Kathie, Van,

In <http://tools.ietf.org/html/draft-nichols-tsvwg-codel-01> (and in 
the ACM queue paper), you say CoDel's control law was designed around 
TCP Reno's formula relating packet drop probability to throughput. Quoting:

"  The next
    drop time is decreased in inverse proportion to the square root of
    the number of drops since the dropping state was entered, using the
    well-known relationship of drop rate to throughput to get a linear
    change in throughput. [REDL1998, MACTCP1997]
"
1/ It's questionable whether it's desirable to design an AQM around 
any particular transport algorithm. However, let's leave this point 
aside for now...

2/ It's questionable whether it's reasonable to design an AQM around 
NewReno's square-root law that is known not to scale, which means 
NewReno is being superceded by algorithms like Cubic that move away 
from the square root. Specifically if the window W is proportional to 
1/p^b, then for:
         NewReno,        b = 0.5
         Cubic,          b = 0.75
         Compound,       b = 0.8
         HSTCP,          b = 0.835
         DCTCP,          b = 1
         Relentless,     b = 1
         Scalable TCP,   b = 1
However, let's leave this point aside too for now...

3/ Back in Apr'13, for myself, I plotted how the CoDel algorithm 
increases drop probability with time, and it looked pretty linear to 
me, not a square root law. I've just got round to doing the analysis, 
and indeed it tends very quickly to a linear law with time. So, 
Codel's control law will actually cause Reno's throughput to fall 
with the square root of time, not linearly.

4/ It seems to be a waste of cycles to implement CoDel's control law 
using a square-root. Given it results in a linear increase in drop 
frequency with time, it should be possible to design a much simpler algorithm.

5/ My analysis also shows that the rate of increase in drop 
probablity is inversely proportional to the link rate. I don't 
believe this is desirable, as it will require tuning for the expected 
number of flows on the link. However it is probably OK for variable rate links.

6/ The rate of increase of drop probability is also inversely 
proportional to the square of 'interval'. I suggest a new constant is 
defined for the control law, rather than relating the control law to 
interval in this way.
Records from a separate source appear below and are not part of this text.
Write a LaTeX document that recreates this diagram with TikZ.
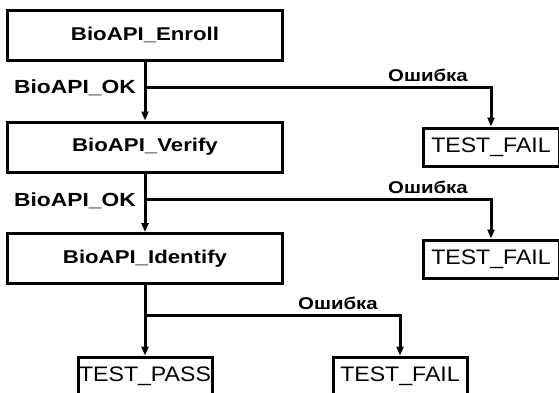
\documentclass[tikz,border=0pt]{standalone}
\usepackage{fontspec}
\setmainfont{Liberation Sans}
\newfontfamily\boldwide[FakeStretch=1.2]{Liberation Sans Bold}
\newfontfamily\regwide[FakeStretch=1.1]{Liberation Sans}
\usetikzlibrary{arrows.meta}
\begin{document}
\begin{tikzpicture}[x=1pt,y=-1pt, line width=3pt,
  bigbox/.style={draw, line width=3pt, minimum width=275pt, minimum height=50pt, inner sep=0pt,
    font=\boldwide\fontsize{18.5}{20}\selectfont},
  endbox/.style={draw, line width=3pt, minimum width=136pt, minimum height=38pt, inner sep=0pt,
    font=\regwide\fontsize{21}{23}\selectfont},
  lbl/.style={inner sep=0pt, font=\boldwide\fontsize{19}{21}\selectfont},
  elbl/.style={inner sep=0pt, font=\boldwide\fontsize{17}{19}\selectfont},
  arr/.style={-{Triangle[width=7pt,length=9pt]}}]
\useasboundingbox (0,0) rectangle (559,392);
\fill[white] (0,0) rectangle (559,392);

\node[bigbox] (enroll) at (145,35) {BioAPI\_Enroll};
\node[bigbox] (verify) at (145,147) {BioAPI\_Verify};
\node[bigbox] (identify) at (145,258.5) {BioAPI\_Identify};

\node[endbox] (f1) at (491,147) {TEST\_FAIL};
\node[endbox] (f2) at (491,259) {TEST\_FAIL};
\node[endbox, minimum width=134pt] (f3) at (400,376) {TEST\_FAIL};
\node[endbox, minimum width=134pt] (pass) at (145,376) {TEST\_PASS};

\coordinate (b1) at (145,87);
\coordinate (b2) at (145,199);
\coordinate (b3) at (145,315);

\node[lbl] (ok1) at (75,88) {BioAPI\_OK};
\node[lbl] (ok2) at (75,201) {BioAPI\_OK};
\node[elbl] (e1) at (428,75) {Ошибка};
\node[elbl] (e2) at (428,187) {Ошибка};
\node[elbl] (e3) at (338,303) {Ошибка};

\draw[arr] (enroll.south) -- (verify.north);
\draw[arr] (verify.south) -- (identify.north);
\draw[arr] (identify.south) -- (pass.north);
\draw[arr] (b1) -| (f1.north);
\draw[arr] (b2) -| (f2.north);
\draw[arr] (b3) -| (f3.north);
\end{tikzpicture}
\end{document}
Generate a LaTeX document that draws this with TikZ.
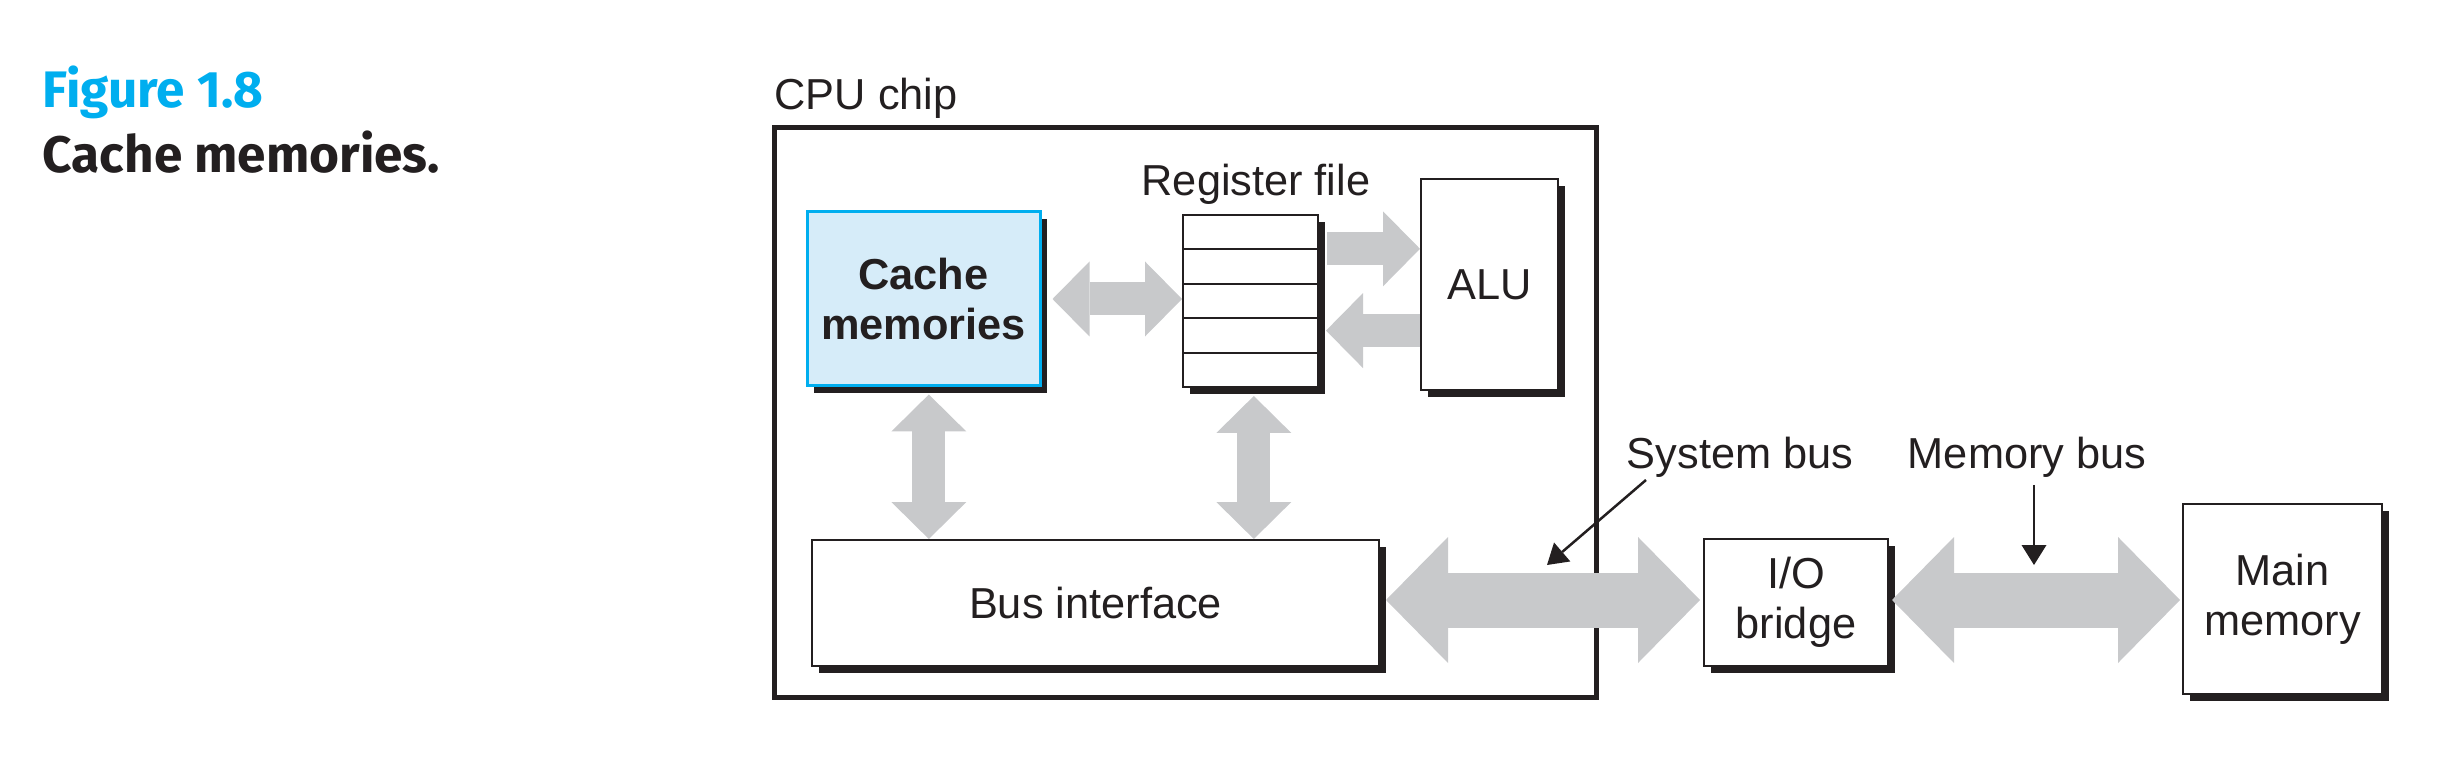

Otherwise, when anyone tunes interval, they 
will get undesirable changes to the control law (e.g. reducing 
interval 10x [to 10ms] would make the control law 100x more sluggish).

7/ We'll need to debate how the control law should behave in the 
presence of unresponsive flows, so this analysis should at least 
support that discussion.


Here's my working (pls check it - I may have made mistakes)
_________________
For brevity, I'll define some briefer variable names:
         interval =      I [s]
         next_drop =     D [s]
         packet-rate =   R [pkt/s]
         count =         n [pkt]

 From the CoDel control law code:
         D(n) = I / sqrt(n)
And the instantaneous drop probability is:
         p(n) = 1/( R * D(n) )

Then the slope of the rise in drop probability with time is:
         Delta p / Delta t       = [p(n+1) - p(n)] / D(n)
                                 = [1/D(n+1) - 1/D(n)] / [ R * D(n) ]
                                 = sqrt(n) * [sqrt(n+1) - sqrt(n)] / [R*I*I]
                                 = [ sqrt(n(n+1)) - n ] / R*I^2

At count = 1, the numerator starts at sqrt(2)-1 = 0.414.
Amd as n increases, it rapidly tends to 1/2.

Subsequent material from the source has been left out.